どちらかというと、顧客や顧客へのエンゲージメントを高めようというところに対してのアンチテーゼという意味だったら理解はできるかもしれない。
そういう意味でもう1回読んでもいいかなと思う。
ただ、この辺突っ飛ばしてマーケティングという意味合いで言えば面白いと思う。
Posted by ブクログ
今はまだ顧客ではない人たちに対し、どのように買ってもらうのかをマーケティングの学術的研究などの理論を交えながら学べる本。
今の顧客に対してロイヤリティを高める施策も大事だが、それ以上に未顧客への購買施策を充実させたほうが良い理由などが明確に説明されており、なぜその視点が抜けていたんだろうと反省しながら読んでいた。
Posted by ブクログ
ターゲットが狭いのをニッチ狙ってるからと言い訳しないように考えるための本。
未顧客の分析はジョブ理論にも通じるところがあるなと思いながら読んだが、コンテキストにより顧客としては合理的に売る側から見ると不合理に見えるのをどう解き明かすかなど、色々と頭の整理になった。
浸透率とダブルジョパディの法則がキーワードとして残った。
Posted by ブクログ
ブランディングの科学を読んだことがあったので既視感のある内容が多かったですが、未顧客理解の5原則は学びが多かったです。

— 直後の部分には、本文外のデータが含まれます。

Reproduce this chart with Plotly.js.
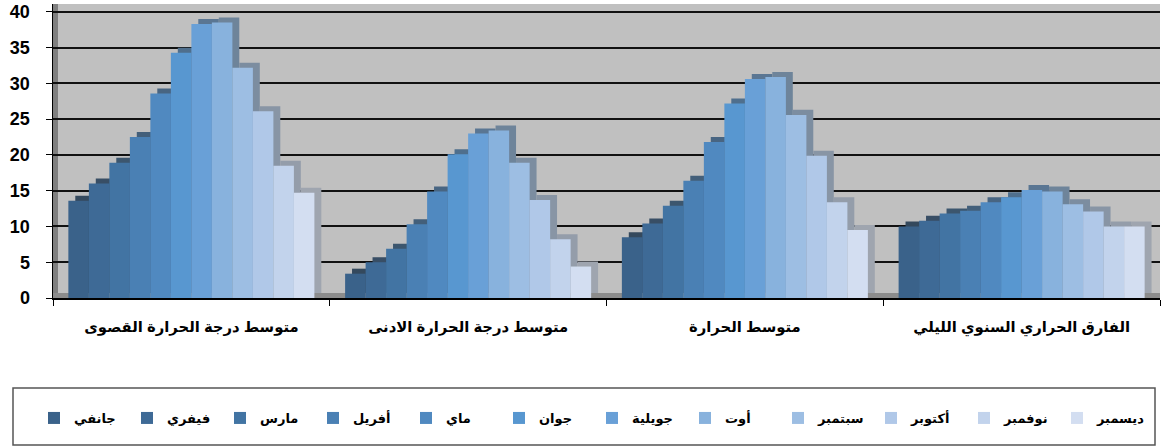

「モノの売り方ではなく、モノが使われる行動の増やし方を考える」という視点に切り替えることの重要性を改めて認識し、その手順もとても参考になりました。
Posted by ブクログ
未顧客理解は理由→行動ではなく行動→理由が肝要。行動の背景にはきっかけ、抑圧、欲求があり、行動結果のベネフィットが顧客に提示できる価値。ベネフィットを再解釈するためにオルタネイトモデルは有用と感じた。